[Task goal] Reproduce the listing word for word. Skip any image.

[Given information]
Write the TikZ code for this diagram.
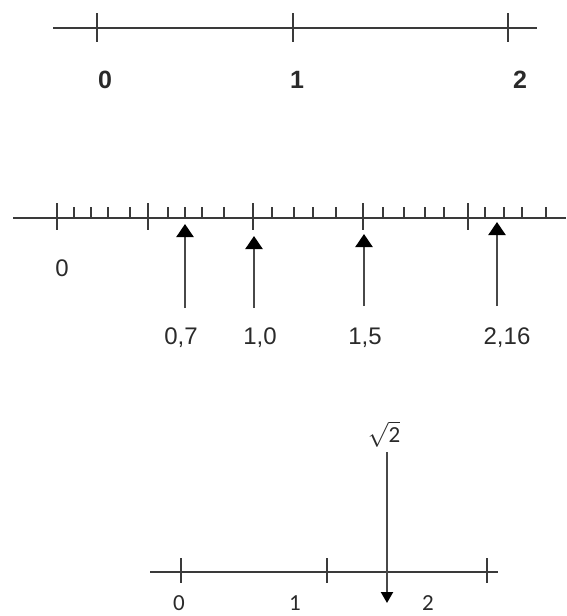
\documentclass[tikz,border=0pt]{standalone}
\usepackage{fontspec}
\setmainfont{Liberation Sans}
\newfontfamily\carl{Carlito}
\usetikzlibrary{arrows.meta}
\definecolor{ink}{HTML}{3A3A3A}
\definecolor{shaft}{HTML}{484848}
\definecolor{txt}{HTML}{2A2A2A}
\tikzset{
  axisline/.style={draw=ink, line width=1.7pt},
  bigtick/.style={draw=ink, line width=1.7pt},
  smalltick/.style={draw=ink, line width=1.5pt},
  toplab/.style={text=txt, font=\fontsize{25}{25}\selectfont\bfseries, inner sep=0pt},
  midlab/.style={text=txt, font=\fontsize{24}{24}\selectfont, inner sep=0pt},
  botlab/.style={text=txt, font=\carl\fontsize{23}{23}\selectfont, inner sep=0pt},
  uparrow/.style={draw=shaft, line width=2.2pt, -{Triangle[width=17pt,length=13pt,color=black]}},
  downarrow/.style={draw=shaft, line width=2.2pt, -{Triangle[width=12pt,length=11pt,color=black]}},
}
\begin{document}
\begin{tikzpicture}[x=1pt,y=-1pt]
\useasboundingbox (0,0) rectangle (566,616);
% ---------- top number line ----------
\coordinate (tA) at (53,28);
\coordinate (tB) at (537,28);
\draw[axisline] (tA) -- (tB);
\foreach \x in {97,293,508} \draw[bigtick] (\x,13) -- (\x,42);
\node[toplab] (t0) at (105,80) {0};
\node[toplab] (t1) at (297,80) {1};
\node[toplab] (t2) at (520,80) {2};
% ---------- middle number line ----------
\coordinate (mA) at (13,218);
\coordinate (mB) at (566,218);
\draw[axisline] (mA) -- (mB);
\foreach \x in {57,148,253,363,468} \draw[bigtick] (\x,203) -- (\x,230);
\foreach \x in {74,91,108,130,168,185,202,224,272,294,313,336,383,404,425,444,485,504,522,546}
  \draw[smalltick] (\x,207) -- (\x,218);
\node[midlab] (m0) at (62,268) {0};
\node[midlab] (l07) at (181,338) {0,7};
\node[midlab] (l10) at (260,338) {1,0};
\node[midlab] (l15) at (365,338) {1,5};
\node[midlab] (l216) at (507,338) {2,16};
\coordinate (a07s) at (185,308); \coordinate (a07e) at (185,224);
\coordinate (a10s) at (254,308); \coordinate (a10e) at (254,236);
\coordinate (a15s) at (364,306); \coordinate (a15e) at (364,234);
\coordinate (a216s) at (497,306); \coordinate (a216e) at (497,222);
\draw[uparrow] (a07s) -- (a07e);
\draw[uparrow] (a10s) -- (a10e);
\draw[uparrow] (a15s) -- (a15e);
\draw[uparrow] (a216s) -- (a216e);
% ---------- bottom number line ----------
\coordinate (bA) at (150,572);
\coordinate (bB) at (498,572);
\draw[axisline] (bA) -- (bB);
\foreach \x in {181,327,487} \draw[bigtick] (\x,558) -- (\x,583);
\node[botlab] (b0) at (179,603) {0};
\node[botlab] (b1) at (295,603) {1};
\node[botlab] (b2) at (428,603) {2};
\node[botlab] (r2) at (384,434) {$\sqrt{\hbox{\carl\fontsize{23}{23}\selectfont 2}}$};
\coordinate (rs) at (387,452);
\coordinate (re) at (387,603);
\draw[downarrow] (rs) -- (re);
\end{tikzpicture}
\end{document}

[Solution for this exercise]
Write the TikZ code for this diagram.
\documentclass[tikz,border=0pt]{standalone}
\usepackage{fontspec}
\setmainfont{Liberation Sans}
\newfontfamily\carl{Carlito}
\usetikzlibrary{arrows.meta}
\definecolor{ink}{HTML}{3A3A3A}
\definecolor{shaft}{HTML}{484848}
\definecolor{txt}{HTML}{2A2A2A}
\tikzset{
  axisline/.style={draw=ink, line width=1.7pt},
  bigtick/.style={draw=ink, line width=1.7pt},
  smalltick/.style={draw=ink, line width=1.5pt},
  toplab/.style={text=txt, font=\fontsize{25}{25}\selectfont\bfseries, inner sep=0pt},
  midlab/.style={text=txt, font=\fontsize{24}{24}\selectfont, inner sep=0pt},
  botlab/.style={text=txt, font=\carl\fontsize{23}{23}\selectfont, inner sep=0pt},
  uparrow/.style={draw=shaft, line width=2.2pt, -{Triangle[width=17pt,length=13pt,color=black]}},
  downarrow/.style={draw=shaft, line width=2.2pt, -{Triangle[width=12pt,length=11pt,color=black]}},
}
\begin{document}
\begin{tikzpicture}[x=1pt,y=-1pt]
\useasboundingbox (0,0) rectangle (566,616);
% ---------- top number line ----------
\coordinate (tA) at (53,28);
\coordinate (tB) at (537,28);
\draw[axisline] (tA) -- (tB);
\foreach \x in {97,293,508} \draw[bigtick] (\x,13) -- (\x,42);
\node[toplab] (t0) at (105,80) {0};
\node[toplab] (t1) at (297,80) {1};
\node[toplab] (t2) at (520,80) {2};
% ---------- middle number line ----------
\coordinate (mA) at (13,218);
\coordinate (mB) at (566,218);
\draw[axisline] (mA) -- (mB);
\foreach \x in {57,148,253,363,468} \draw[bigtick] (\x,203) -- (\x,230);
\foreach \x in {74,91,108,130,168,185,202,224,272,294,313,336,383,404,425,444,485,504,522,546}
  \draw[smalltick] (\x,207) -- (\x,218);
\node[midlab] (m0) at (62,268) {0};
\node[midlab] (l07) at (181,338) {0,7};
\node[midlab] (l10) at (260,338) {1,0};
\node[midlab] (l15) at (365,338) {1,5};
\node[midlab] (l216) at (507,338) {2,16};
\coordinate (a07s) at (185,308); \coordinate (a07e) at (185,224);
\coordinate (a10s) at (254,308); \coordinate (a10e) at (254,236);
\coordinate (a15s) at (364,306); \coordinate (a15e) at (364,234);
\coordinate (a216s) at (497,306); \coordinate (a216e) at (497,222);
\draw[uparrow] (a07s) -- (a07e);
\draw[uparrow] (a10s) -- (a10e);
\draw[uparrow] (a15s) -- (a15e);
\draw[uparrow] (a216s) -- (a216e);
% ---------- bottom number line ----------
\coordinate (bA) at (150,572);
\coordinate (bB) at (498,572);
\draw[axisline] (bA) -- (bB);
\foreach \x in {181,327,487} \draw[bigtick] (\x,558) -- (\x,583);
\node[botlab] (b0) at (179,603) {0};
\node[botlab] (b1) at (295,603) {1};
\node[botlab] (b2) at (428,603) {2};
\node[botlab] (r2) at (384,434) {$\sqrt{\hbox{\carl\fontsize{23}{23}\selectfont 2}}$};
\coordinate (rs) at (387,452);
\coordinate (re) at (387,603);
\draw[downarrow] (rs) -- (re);
\end{tikzpicture}
\end{document}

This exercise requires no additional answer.